**Brief:**
Leaving out every picture, retype the lines below from the top through the one that contains "E_TOP, E_BOTTOM = 533.9, -21.8".

----------

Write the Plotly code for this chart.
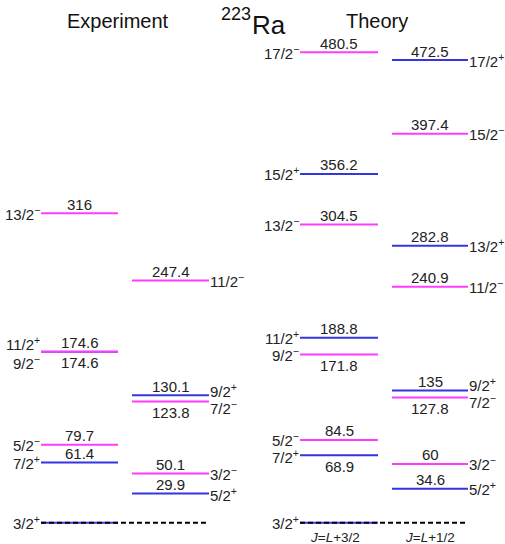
import plotly.graph_objects as go

# ---- level data (energies in keV, spin-parity) ----
exp_left_energy = [0.0, 61.4, 79.7, 174.6, 174.6, 316.0]
exp_left_spin = ["3/2+", "7/2+", "5/2-", "11/2+", "9/2-", "13/2-"]

exp_right_energy = [29.9, 50.1, 123.8, 130.1, 247.4]
exp_right_spin = ["5/2+", "3/2-", "7/2-", "9/2+", "11/2-"]

th_left_energy = [0.0, 68.9, 84.5, 171.8, 188.8, 304.5, 356.2, 480.5]
th_left_spin = ["3/2+", "7/2+", "5/2-", "9/2-", "11/2+", "13/2-", "15/2+", "17/2-"]

th_right_energy = [34.6, 60.0, 127.8, 135.0, 240.9, 282.8, 397.4, 472.5]
th_right_spin = ["5/2+", "3/2-", "7/2-", "9/2+", "11/2-", "13/2+", "15/2-", "17/2+"]

band_labels = ["J=L+3/2", "J=L+1/2"]

# ---- styling / layout ----
MAGENTA = "#ff3cff"
BLUE = "#3535e2"
FONT = "Liberation Sans, Arial, sans-serif"
W, H = 505, 544
E_TOP, E_BOTTOM = 533.9, -21.8

# horizontal extent of each column (x0, x1) and where spin labels sit
columns = {
    "exp_L": (41, 118, "left"),
    "exp_R": (132, 209, "right"),
    "th_L": (300, 378, "left"),
    "th_R": (392, 468, "right"),
}

# value label drawn below the line for these levels
below = {("exp_L", "9/2-"), ("exp_R", "7/2-"), ("th_L", "9/2-"),
         ("th_L", "7/2+"), ("th_R", "7/2-")}
# vertical nudges (px) for spin labels of closely spaced levels
spin_shift = {
    ("exp_L", "11/2+"): 8, ("exp_L", "9/2-"): -11,
    ("exp_R", "9/2+"): 5, ("exp_R", "7/2-"): -6, ("exp_R", "5/2+"): -1,
    ("th_R", "9/2+"): 6, ("th_R", "7/2-"): -4, ("th_L", "7/2+"): -1,
}


def spin_text(s):
    sign = "+" if s.endswith("+") else "−"
    return f"{s[:-1]}<sup>{sign}</sup>"


fig = go.Figure()
annotations = []

data = [
    ("exp_L", exp_left_energy, exp_left_spin),
    ("exp_R", exp_right_energy, exp_right_spin),
    ("th_L", th_left_energy, th_left_spin),
    ("th_R", th_right_energy, th_right_spin),
]

for col, energies, spins in data:
    x0, x1, side = columns[col]
    xc = (x0 + x1) / 2
    for e, s in zip(energies, spins):
        color = BLUE if s.endswith("+") else MAGENTA
        fig.add_trace(go.Scatter(
            x=[x0, x1], y=[e, e], mode="lines",
            line=dict(color=color, width=2),
            hoverinfo="skip", showlegend=False))
        if e == 0:
            # ground state: dashed reference line across both columns
            right_col = "exp_R" if col == "exp_L" else "th_R"
            fig.add_trace(go.Scatter(
                x=[x0, columns[right_col][1] - 1], y=[e, e], mode="lines",
                line=dict(color="black", width=2, dash="5px,3px"),
                hoverinfo="skip", showlegend=False))
        else:
            annotations.append(dict(
                x=xc, y=e, text=f"{e:g}", showarrow=False,
                xanchor="center", yanchor="middle",
                yshift=-11 if (col, s) in below else 9,
                font=dict(size=15, color="#222", family=FONT)))
        if side == "left":
            ax, anchor = x0, "right"
        else:
            ax, anchor = x1, "left"
        annotations.append(dict(
            x=ax, y=e, text=spin_text(s), showarrow=False,
            xanchor=anchor, yanchor="middle", borderpad=0,
            yshift=spin_shift.get((col, s), 0),
            font=dict(size=15, color="#222", family=FONT)))

# band labels under the theory columns
for col, lab, dx in zip(["th_L", "th_R"], band_labels, [-4, 0]):
    x0, x1, _ = columns[col]
    txt = lab.replace("J", "<i>J</i>").replace("L", "<i>L</i>")
    annotations.append(dict(
        x=(x0 + x1) / 2 + dx, y=0, text=txt, showarrow=False,
        xanchor="center", yanchor="middle", borderpad=0, yshift=-15,
        font=dict(size=13.5, color="#222", family=FONT)))

# headings
def heading(x, ypx, text, size):
    return dict(x=x, y=1 - ypx / H, xref="x", yref="paper", text=text,
                xanchor="center", yanchor="middle", showarrow=False,
                font=dict(size=size, color="#111", family=FONT))


annotations += [
    heading(118, 21, "Experiment", 20),
    heading(377, 21, "Theory", 20),
    heading(236, 14, "223", 18),
    heading(269, 25, "Ra", 26),
]

fig.update_layout(
    width=W, height=H,
    margin=dict(l=0, r=0, t=0, b=0),
    paper_bgcolor="white", plot_bgcolor="white",
    xaxis=dict(range=[0, W], visible=False, fixedrange=True),
    yaxis=dict(range=[E_BOTTOM, E_TOP], visible=False, fixedrange=True),
    annotations=annotations,
    showlegend=False,
)

fig.write_html("out.html", config={"displayModeBar": False})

----------

**Output for this exercise:**
Write the Plotly code for this chart.
import plotly.graph_objects as go

# ---- level data (energies in keV, spin-parity) ----
exp_left_energy = [0.0, 61.4, 79.7, 174.6, 174.6, 316.0]
exp_left_spin = ["3/2+", "7/2+", "5/2-", "11/2+", "9/2-", "13/2-"]

exp_right_energy = [29.9, 50.1, 123.8, 130.1, 247.4]
exp_right_spin = ["5/2+", "3/2-", "7/2-", "9/2+", "11/2-"]

th_left_energy = [0.0, 68.9, 84.5, 171.8, 188.8, 304.5, 356.2, 480.5]
th_left_spin = ["3/2+", "7/2+", "5/2-", "9/2-", "11/2+", "13/2-", "15/2+", "17/2-"]

th_right_energy = [34.6, 60.0, 127.8, 135.0, 240.9, 282.8, 397.4, 472.5]
th_right_spin = ["5/2+", "3/2-", "7/2-", "9/2+", "11/2-", "13/2+", "15/2-", "17/2+"]

band_labels = ["J=L+3/2", "J=L+1/2"]

# ---- styling / layout ----
MAGENTA = "#ff3cff"
BLUE = "#3535e2"
FONT = "Liberation Sans, Arial, sans-serif"
W, H = 505, 544
E_TOP, E_BOTTOM = 533.9, -21.8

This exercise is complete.